Non c'è alcun "vaso" di Pandora
Riflessioni sulla Speranza come gesto filosofico e politico
Il testo che segue è la rielaborazione degli appunti dell’incontro Speranza come gesto filosofico e politico, che abbiamo tenuto ieri, 4 settembre 2025, a Milano.
Durante questa conferenza abbiamo esplorato la speranza a partire dal mito spesso frainteso di Pandora e dal paradosso della speranza di Kafka, fino ad arrivare ai due Chirone della Medea di Pier Paolo Pasolini. Un viaggio tra mitologia, filosofia e politica per provare a riscoprire un’altra speranza.
Non c’è alcun vaso di Pandora
La prima operazione necessaria da fare per entrare per bene in questo mito è una correzione filologica, che comporta una serie di conseguenze interpretative decisive. Per secoli, Pandora è stata rappresentata come una donnetta curiosissima che proprio non riesce a resistere e apre un’urna elegante che non andava aperta. Ma il pithos di Pandora non era un vasetto nel senso che comunemente intendiamo, bensì un grande contenitore di terracotta alto tra uno e due metri che veniva utilizzato nell’antichità greca per conservare beni alimentari come cereali, olio e vino. La sua funzione era quella di deposito e conservazione a lungo termine, e veniva spesso parzialmente interrato per mantenere stabile la temperatura del cibo contenuto.

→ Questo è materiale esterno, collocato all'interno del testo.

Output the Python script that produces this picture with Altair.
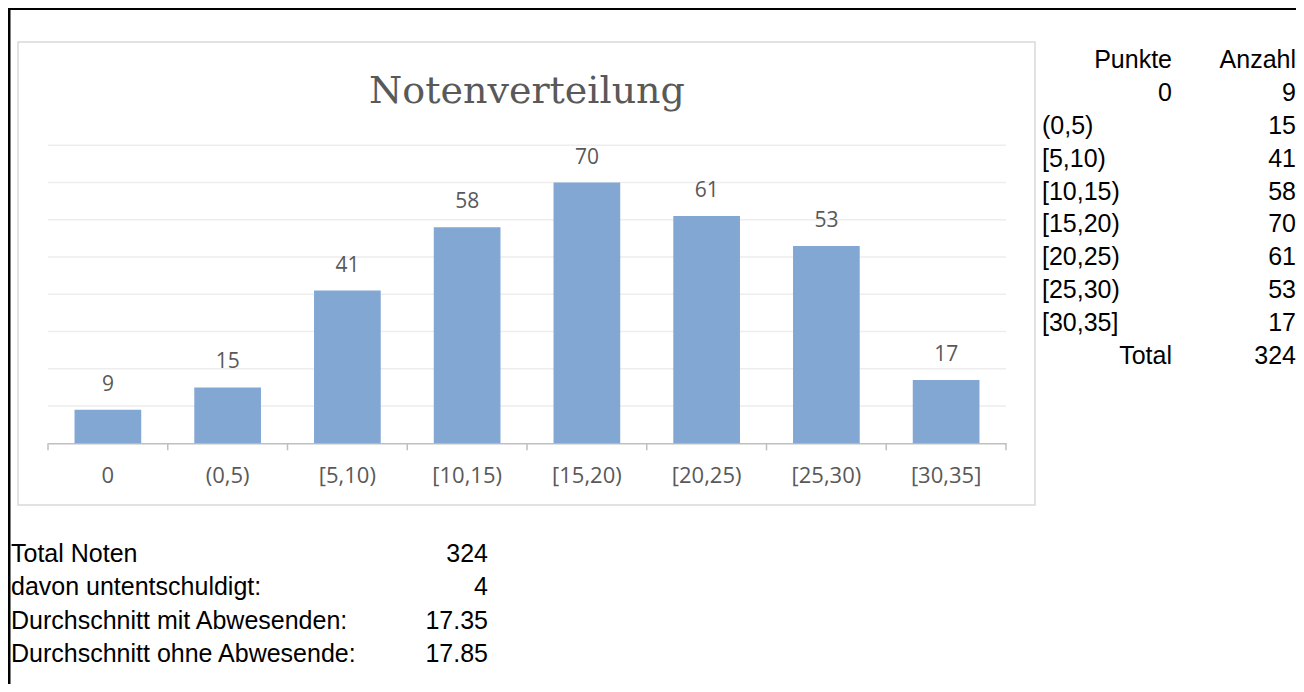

L’errore interpretativo che ha trasformato il pithos in “vaso” risale a Erasmo da Rotterdam che, nella sua traduzione in latino di Esiodo, rese pithos con pyxis (scatola). Creò così una confusione terminologica che poi si cristallizzò nell’iconografia artistica e nell’immaginario collettivo. Il grande storico della filosofia Jean-Pierre Vernant nota che la permanenza di Elpis nel pithos non deve di conseguenza essere interpretata come privazione ma come custodia: la speranza rimane protetta nel grembo terrestre, pronta a manifestarsi quando l’equilibrio cosmico lo richiederà.
Un pithos, infatti, per le sue dimensioni e la natura del pesante coperchio di pietra o terracotta che lo sigilla, non può essere “aperto” accidentalmente o per curiosità momentanea. Richiede uno sforzo deliberato e sostenuto. E nel testo di Esiodo è Zeus a spingere Pandora a chiudere il vaso. Ergo, l’azione di Pandora non può essere interpretata come un gesto impulsivo di “curiosità femminile” (interpretazione che ha alimentato secoli di misoginia nell’esegesi del mito) ma deve essere vista come un atto deliberato e consapevole.
Inoltre, il pithos aveva nella cultura greca connotazioni simboliche specifiche legate ai cicli di morte e rinascita: veniva utilizzato anche per le sepolture, in particolare nelle pratiche funerarie minoiche e micenee in cui i morti venivano deposti in posizione fetale all’interno di grandi pithoi, suggerendo un simbolismo di ritorno al grembo terrestre in attesa di rinascita. Il pithos richiama il simbolismo del cosmos stesso come grande contenitore ordinato, dove ogni elemento ha il suo posto secondo il disegno divino.
I Doni di Ermes
È importante leggere diversamente anche i “doni” che Pandora riceve dagli dèi1. Nel testo esiodeo Ermete è l’ultimo dio a offrirle i suoi poteri, e le conferisce quelle che saranno poi le cause dell’apertura del pithos: la “mente di cagna” e l’“indole di ladra”. Le traduzioni moderne, filtrate dal moralismo misogino, hanno letto questi attributi come difetti. Ma un’analisi più attenta rivela che si tratta in realtà di specifiche potenze divine.